> **Information provided**
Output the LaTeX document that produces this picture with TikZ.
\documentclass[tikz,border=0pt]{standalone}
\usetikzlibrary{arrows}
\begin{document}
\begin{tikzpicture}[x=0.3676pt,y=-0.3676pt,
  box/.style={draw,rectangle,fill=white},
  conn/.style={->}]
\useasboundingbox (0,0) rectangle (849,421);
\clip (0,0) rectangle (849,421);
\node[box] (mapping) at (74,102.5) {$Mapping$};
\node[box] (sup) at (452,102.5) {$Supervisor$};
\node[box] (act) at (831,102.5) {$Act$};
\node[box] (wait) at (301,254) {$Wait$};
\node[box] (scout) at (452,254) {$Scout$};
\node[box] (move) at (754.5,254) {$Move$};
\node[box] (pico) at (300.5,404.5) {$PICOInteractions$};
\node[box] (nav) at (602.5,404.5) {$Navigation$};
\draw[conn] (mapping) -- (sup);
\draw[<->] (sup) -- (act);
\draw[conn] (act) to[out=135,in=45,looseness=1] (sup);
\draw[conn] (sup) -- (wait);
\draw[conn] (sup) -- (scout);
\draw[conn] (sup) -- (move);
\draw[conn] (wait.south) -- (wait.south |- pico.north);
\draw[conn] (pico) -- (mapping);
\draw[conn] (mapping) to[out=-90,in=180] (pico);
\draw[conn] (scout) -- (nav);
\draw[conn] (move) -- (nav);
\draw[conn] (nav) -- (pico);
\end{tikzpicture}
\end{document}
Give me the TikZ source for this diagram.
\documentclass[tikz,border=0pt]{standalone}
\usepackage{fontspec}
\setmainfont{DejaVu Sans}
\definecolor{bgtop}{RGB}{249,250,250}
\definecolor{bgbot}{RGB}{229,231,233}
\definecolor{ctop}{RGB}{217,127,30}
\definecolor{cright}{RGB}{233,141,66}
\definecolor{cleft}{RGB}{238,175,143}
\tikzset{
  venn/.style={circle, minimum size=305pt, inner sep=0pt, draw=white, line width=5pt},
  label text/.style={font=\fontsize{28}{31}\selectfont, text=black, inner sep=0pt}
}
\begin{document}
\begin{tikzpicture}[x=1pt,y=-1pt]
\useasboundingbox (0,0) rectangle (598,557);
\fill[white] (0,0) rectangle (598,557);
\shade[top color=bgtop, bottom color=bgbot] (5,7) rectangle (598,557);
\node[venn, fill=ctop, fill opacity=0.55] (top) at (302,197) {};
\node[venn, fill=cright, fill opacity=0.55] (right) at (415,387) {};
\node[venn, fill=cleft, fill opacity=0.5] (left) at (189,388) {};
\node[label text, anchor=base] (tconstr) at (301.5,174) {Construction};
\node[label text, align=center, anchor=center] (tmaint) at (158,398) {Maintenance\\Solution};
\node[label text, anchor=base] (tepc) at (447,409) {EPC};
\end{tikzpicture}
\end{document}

> **What to do**
Copy down the whole of the data above, matching it exactly.

> **Result of the exercise**
Output the LaTeX document that produces this picture with TikZ.
\documentclass[tikz,border=0pt]{standalone}
\usetikzlibrary{arrows}
\begin{document}
\begin{tikzpicture}[x=0.3676pt,y=-0.3676pt,
  box/.style={draw,rectangle,fill=white},
  conn/.style={->}]
\useasboundingbox (0,0) rectangle (849,421);
\clip (0,0) rectangle (849,421);
\node[box] (mapping) at (74,102.5) {$Mapping$};
\node[box] (sup) at (452,102.5) {$Supervisor$};
\node[box] (act) at (831,102.5) {$Act$};
\node[box] (wait) at (301,254) {$Wait$};
\node[box] (scout) at (452,254) {$Scout$};
\node[box] (move) at (754.5,254) {$Move$};
\node[box] (pico) at (300.5,404.5) {$PICOInteractions$};
\node[box] (nav) at (602.5,404.5) {$Navigation$};
\draw[conn] (mapping) -- (sup);
\draw[<->] (sup) -- (act);
\draw[conn] (act) to[out=135,in=45,looseness=1] (sup);
\draw[conn] (sup) -- (wait);
\draw[conn] (sup) -- (scout);
\draw[conn] (sup) -- (move);
\draw[conn] (wait.south) -- (wait.south |- pico.north);
\draw[conn] (pico) -- (mapping);
\draw[conn] (mapping) to[out=-90,in=180] (pico);
\draw[conn] (scout) -- (nav);
\draw[conn] (move) -- (nav);
\draw[conn] (nav) -- (pico);
\end{tikzpicture}
\end{document}
Give me the TikZ source for this diagram.
\documentclass[tikz,border=0pt]{standalone}
\usepackage{fontspec}
\setmainfont{DejaVu Sans}
\definecolor{bgtop}{RGB}{249,250,250}
\definecolor{bgbot}{RGB}{229,231,233}
\definecolor{ctop}{RGB}{217,127,30}
\definecolor{cright}{RGB}{233,141,66}
\definecolor{cleft}{RGB}{238,175,143}
\tikzset{
  venn/.style={circle, minimum size=305pt, inner sep=0pt, draw=white, line width=5pt},
  label text/.style={font=\fontsize{28}{31}\selectfont, text=black, inner sep=0pt}
}
\begin{document}
\begin{tikzpicture}[x=1pt,y=-1pt]
\useasboundingbox (0,0) rectangle (598,557);
\fill[white] (0,0) rectangle (598,557);
\shade[top color=bgtop, bottom color=bgbot] (5,7) rectangle (598,557);
\node[venn, fill=ctop, fill opacity=0.55] (top) at (302,197) {};
\node[venn, fill=cright, fill opacity=0.55] (right) at (415,387) {};
\node[venn, fill=cleft, fill opacity=0.5] (left) at (189,388) {};
\node[label text, anchor=base] (tconstr) at (301.5,174) {Construction};
\node[label text, align=center, anchor=center] (tmaint) at (158,398) {Maintenance\\Solution};
\node[label text, anchor=base] (tepc) at (447,409) {EPC};
\end{tikzpicture}
\end{document}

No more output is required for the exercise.